*** Input rows

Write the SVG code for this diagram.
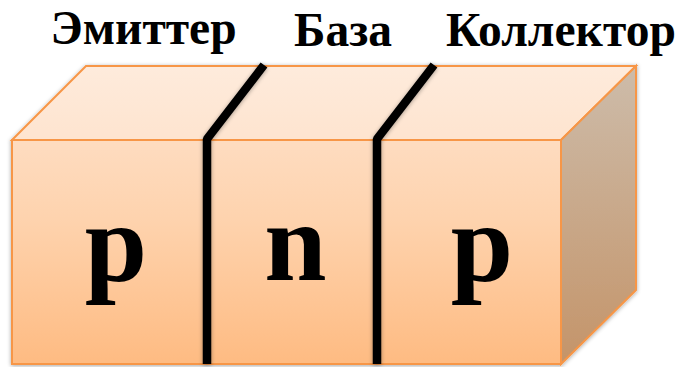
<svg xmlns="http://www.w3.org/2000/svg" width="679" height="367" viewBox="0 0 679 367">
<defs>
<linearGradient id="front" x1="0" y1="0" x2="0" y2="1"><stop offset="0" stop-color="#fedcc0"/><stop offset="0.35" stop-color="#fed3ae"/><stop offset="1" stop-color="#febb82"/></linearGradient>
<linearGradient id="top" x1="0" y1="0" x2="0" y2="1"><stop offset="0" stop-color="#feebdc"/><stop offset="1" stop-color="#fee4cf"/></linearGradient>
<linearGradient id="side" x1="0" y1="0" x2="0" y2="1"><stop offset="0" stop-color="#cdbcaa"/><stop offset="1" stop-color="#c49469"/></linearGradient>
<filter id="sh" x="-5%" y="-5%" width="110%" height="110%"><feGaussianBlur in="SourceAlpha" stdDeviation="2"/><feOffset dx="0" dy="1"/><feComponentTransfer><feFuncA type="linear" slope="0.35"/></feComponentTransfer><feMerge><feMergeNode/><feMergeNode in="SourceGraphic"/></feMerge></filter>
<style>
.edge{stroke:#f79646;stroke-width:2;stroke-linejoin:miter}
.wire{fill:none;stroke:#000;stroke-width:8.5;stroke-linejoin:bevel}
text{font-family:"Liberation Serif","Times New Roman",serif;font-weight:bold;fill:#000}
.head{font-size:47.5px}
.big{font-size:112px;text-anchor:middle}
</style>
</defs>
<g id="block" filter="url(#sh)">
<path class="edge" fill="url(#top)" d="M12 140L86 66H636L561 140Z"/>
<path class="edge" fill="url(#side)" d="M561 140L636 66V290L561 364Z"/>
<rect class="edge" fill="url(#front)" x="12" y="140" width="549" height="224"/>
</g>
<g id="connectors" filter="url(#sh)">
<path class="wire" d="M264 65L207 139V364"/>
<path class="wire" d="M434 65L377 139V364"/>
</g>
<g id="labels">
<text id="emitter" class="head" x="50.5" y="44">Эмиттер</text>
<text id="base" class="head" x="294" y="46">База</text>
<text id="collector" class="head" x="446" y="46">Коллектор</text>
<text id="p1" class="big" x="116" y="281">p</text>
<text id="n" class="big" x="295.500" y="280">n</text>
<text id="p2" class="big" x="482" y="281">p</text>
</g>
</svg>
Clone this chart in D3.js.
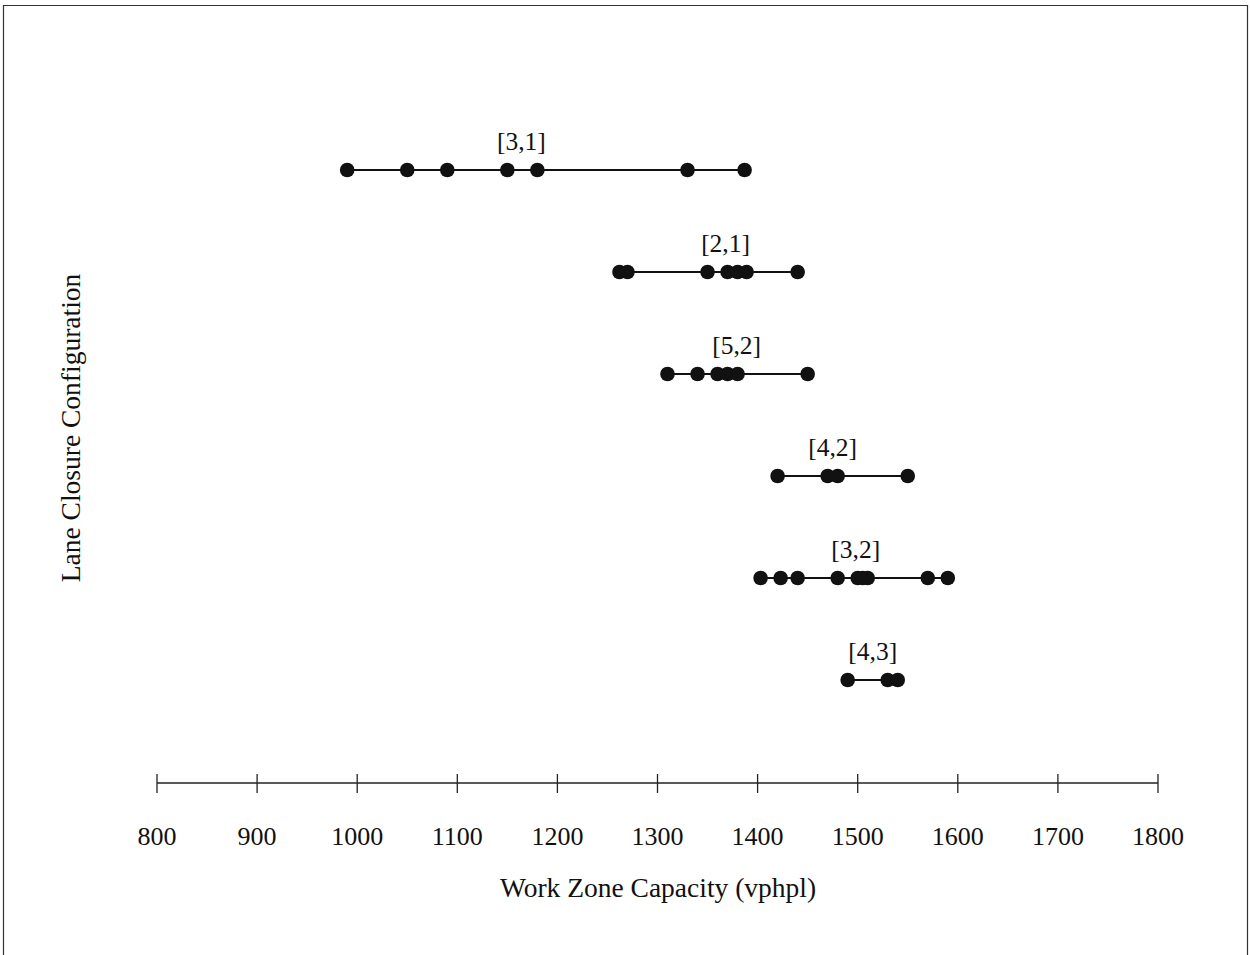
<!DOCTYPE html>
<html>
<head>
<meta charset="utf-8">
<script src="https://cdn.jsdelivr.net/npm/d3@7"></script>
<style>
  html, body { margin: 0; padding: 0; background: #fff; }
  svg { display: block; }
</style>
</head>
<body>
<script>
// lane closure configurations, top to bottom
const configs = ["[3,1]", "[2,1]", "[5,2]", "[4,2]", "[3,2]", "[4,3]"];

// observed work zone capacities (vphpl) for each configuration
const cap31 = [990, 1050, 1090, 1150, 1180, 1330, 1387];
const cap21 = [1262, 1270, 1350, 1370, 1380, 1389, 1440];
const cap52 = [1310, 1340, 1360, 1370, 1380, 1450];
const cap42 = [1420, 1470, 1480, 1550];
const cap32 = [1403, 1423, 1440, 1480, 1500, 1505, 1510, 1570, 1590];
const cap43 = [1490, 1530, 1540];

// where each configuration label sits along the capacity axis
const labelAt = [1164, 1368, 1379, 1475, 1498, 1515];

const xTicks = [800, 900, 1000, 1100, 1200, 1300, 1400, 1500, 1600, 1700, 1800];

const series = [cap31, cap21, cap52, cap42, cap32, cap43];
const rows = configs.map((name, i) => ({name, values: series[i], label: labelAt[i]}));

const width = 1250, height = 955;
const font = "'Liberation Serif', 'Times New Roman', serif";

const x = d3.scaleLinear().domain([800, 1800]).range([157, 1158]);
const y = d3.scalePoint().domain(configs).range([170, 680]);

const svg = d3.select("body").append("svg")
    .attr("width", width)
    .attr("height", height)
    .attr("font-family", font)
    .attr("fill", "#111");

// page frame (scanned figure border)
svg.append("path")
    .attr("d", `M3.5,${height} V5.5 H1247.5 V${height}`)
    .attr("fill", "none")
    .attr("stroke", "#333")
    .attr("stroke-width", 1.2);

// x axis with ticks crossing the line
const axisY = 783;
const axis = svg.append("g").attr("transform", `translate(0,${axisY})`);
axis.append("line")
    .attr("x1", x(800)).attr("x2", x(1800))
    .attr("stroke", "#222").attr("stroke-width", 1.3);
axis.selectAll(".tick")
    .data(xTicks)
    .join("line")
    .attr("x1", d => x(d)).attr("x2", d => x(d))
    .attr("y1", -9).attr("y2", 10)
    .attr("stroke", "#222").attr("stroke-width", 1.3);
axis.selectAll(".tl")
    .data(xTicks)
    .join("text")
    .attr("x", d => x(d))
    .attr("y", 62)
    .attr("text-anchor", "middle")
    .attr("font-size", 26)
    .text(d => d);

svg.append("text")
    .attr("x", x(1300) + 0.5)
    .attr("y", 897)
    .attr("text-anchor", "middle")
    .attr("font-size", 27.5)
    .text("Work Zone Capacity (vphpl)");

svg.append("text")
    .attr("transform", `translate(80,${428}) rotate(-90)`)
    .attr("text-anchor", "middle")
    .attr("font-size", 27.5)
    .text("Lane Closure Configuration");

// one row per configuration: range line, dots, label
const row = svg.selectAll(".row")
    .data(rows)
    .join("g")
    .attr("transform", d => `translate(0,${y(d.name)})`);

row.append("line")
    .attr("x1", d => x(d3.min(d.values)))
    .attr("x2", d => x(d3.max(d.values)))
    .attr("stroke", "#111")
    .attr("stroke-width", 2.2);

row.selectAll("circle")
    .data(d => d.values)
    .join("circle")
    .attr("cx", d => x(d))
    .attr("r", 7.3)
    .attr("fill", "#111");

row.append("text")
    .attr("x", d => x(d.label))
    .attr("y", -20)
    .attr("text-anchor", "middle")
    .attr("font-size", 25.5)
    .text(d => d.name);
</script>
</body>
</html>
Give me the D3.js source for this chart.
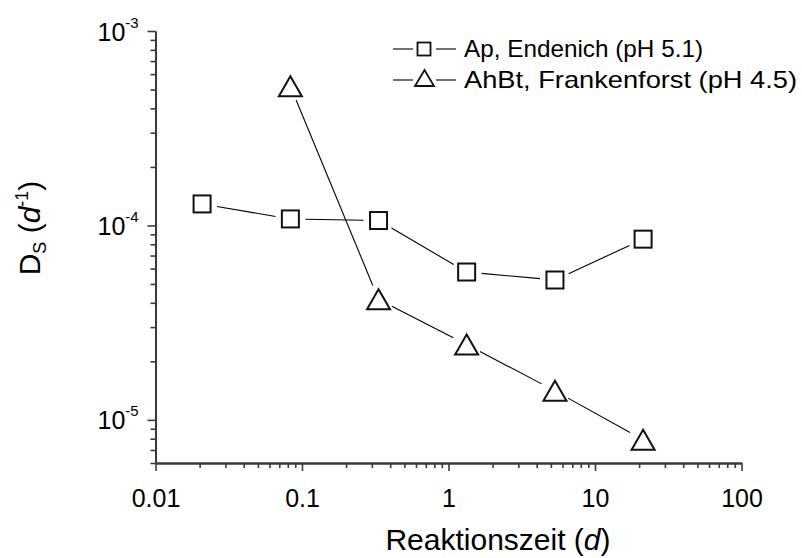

******

◆ **Direction**
Do not include images; quote all of the entries above exactly.

◆ **Solution to this problem**
Write the SVG code for this diagram.
<svg xmlns="http://www.w3.org/2000/svg" width="679" height="367" viewBox="0 0 679 367">
<defs>
<linearGradient id="front" x1="0" y1="0" x2="0" y2="1"><stop offset="0" stop-color="#fedcc0"/><stop offset="0.35" stop-color="#fed3ae"/><stop offset="1" stop-color="#febb82"/></linearGradient>
<linearGradient id="top" x1="0" y1="0" x2="0" y2="1"><stop offset="0" stop-color="#feebdc"/><stop offset="1" stop-color="#fee4cf"/></linearGradient>
<linearGradient id="side" x1="0" y1="0" x2="0" y2="1"><stop offset="0" stop-color="#cdbcaa"/><stop offset="1" stop-color="#c49469"/></linearGradient>
<filter id="sh" x="-5%" y="-5%" width="110%" height="110%"><feGaussianBlur in="SourceAlpha" stdDeviation="2"/><feOffset dx="0" dy="1"/><feComponentTransfer><feFuncA type="linear" slope="0.35"/></feComponentTransfer><feMerge><feMergeNode/><feMergeNode in="SourceGraphic"/></feMerge></filter>
<style>
.edge{stroke:#f79646;stroke-width:2;stroke-linejoin:miter}
.wire{fill:none;stroke:#000;stroke-width:8.5;stroke-linejoin:bevel}
text{font-family:"Liberation Serif","Times New Roman",serif;font-weight:bold;fill:#000}
.head{font-size:47.5px}
.big{font-size:112px;text-anchor:middle}
</style>
</defs>
<g id="block" filter="url(#sh)">
<path class="edge" fill="url(#top)" d="M12 140L86 66H636L561 140Z"/>
<path class="edge" fill="url(#side)" d="M561 140L636 66V290L561 364Z"/>
<rect class="edge" fill="url(#front)" x="12" y="140" width="549" height="224"/>
</g>
<g id="connectors" filter="url(#sh)">
<path class="wire" d="M264 65L207 139V364"/>
<path class="wire" d="M434 65L377 139V364"/>
</g>
<g id="labels">
<text id="emitter" class="head" x="50.5" y="44">Эмиттер</text>
<text id="base" class="head" x="294" y="46">База</text>
<text id="collector" class="head" x="446" y="46">Коллектор</text>
<text id="p1" class="big" x="116" y="281">p</text>
<text id="n" class="big" x="295.500" y="280">n</text>
<text id="p2" class="big" x="482" y="281">p</text>
</g>
</svg>
Clone this chart in D3.js.
<!DOCTYPE html>
<html>
<head>
<meta charset="utf-8">
<script src="https://cdn.jsdelivr.net/npm/d3@7"></script>
<style>
  html, body { margin: 0; padding: 0; background: #fff; }
  svg { display: block; }
</style>
</head>
<body>
<script>
// lane closure configurations, top to bottom
const configs = ["[3,1]", "[2,1]", "[5,2]", "[4,2]", "[3,2]", "[4,3]"];

// observed work zone capacities (vphpl) for each configuration
const cap31 = [990, 1050, 1090, 1150, 1180, 1330, 1387];
const cap21 = [1262, 1270, 1350, 1370, 1380, 1389, 1440];
const cap52 = [1310, 1340, 1360, 1370, 1380, 1450];
const cap42 = [1420, 1470, 1480, 1550];
const cap32 = [1403, 1423, 1440, 1480, 1500, 1505, 1510, 1570, 1590];
const cap43 = [1490, 1530, 1540];

// where each configuration label sits along the capacity axis
const labelAt = [1164, 1368, 1379, 1475, 1498, 1515];

const xTicks = [800, 900, 1000, 1100, 1200, 1300, 1400, 1500, 1600, 1700, 1800];

const series = [cap31, cap21, cap52, cap42, cap32, cap43];
const rows = configs.map((name, i) => ({name, values: series[i], label: labelAt[i]}));

const width = 1250, height = 955;
const font = "'Liberation Serif', 'Times New Roman', serif";

const x = d3.scaleLinear().domain([800, 1800]).range([157, 1158]);
const y = d3.scalePoint().domain(configs).range([170, 680]);

const svg = d3.select("body").append("svg")
    .attr("width", width)
    .attr("height", height)
    .attr("font-family", font)
    .attr("fill", "#111");

// page frame (scanned figure border)
svg.append("path")
    .attr("d", `M3.5,${height} V5.5 H1247.5 V${height}`)
    .attr("fill", "none")
    .attr("stroke", "#333")
    .attr("stroke-width", 1.2);

// x axis with ticks crossing the line
const axisY = 783;
const axis = svg.append("g").attr("transform", `translate(0,${axisY})`);
axis.append("line")
    .attr("x1", x(800)).attr("x2", x(1800))
    .attr("stroke", "#222").attr("stroke-width", 1.3);
axis.selectAll(".tick")
    .data(xTicks)
    .join("line")
    .attr("x1", d => x(d)).attr("x2", d => x(d))
    .attr("y1", -9).attr("y2", 10)
    .attr("stroke", "#222").attr("stroke-width", 1.3);
axis.selectAll(".tl")
    .data(xTicks)
    .join("text")
    .attr("x", d => x(d))
    .attr("y", 62)
    .attr("text-anchor", "middle")
    .attr("font-size", 26)
    .text(d => d);

svg.append("text")
    .attr("x", x(1300) + 0.5)
    .attr("y", 897)
    .attr("text-anchor", "middle")
    .attr("font-size", 27.5)
    .text("Work Zone Capacity (vphpl)");

svg.append("text")
    .attr("transform", `translate(80,${428}) rotate(-90)`)
    .attr("text-anchor", "middle")
    .attr("font-size", 27.5)
    .text("Lane Closure Configuration");

// one row per configuration: range line, dots, label
const row = svg.selectAll(".row")
    .data(rows)
    .join("g")
    .attr("transform", d => `translate(0,${y(d.name)})`);

row.append("line")
    .attr("x1", d => x(d3.min(d.values)))
    .attr("x2", d => x(d3.max(d.values)))
    .attr("stroke", "#111")
    .attr("stroke-width", 2.2);

row.selectAll("circle")
    .data(d => d.values)
    .join("circle")
    .attr("cx", d => x(d))
    .attr("r", 7.3)
    .attr("fill", "#111");

row.append("text")
    .attr("x", d => x(d.label))
    .attr("y", -20)
    .attr("text-anchor", "middle")
    .attr("font-size", 25.5)
    .text(d => d.name);
</script>
</body>
</html>
Give me the D3.js source for this chart.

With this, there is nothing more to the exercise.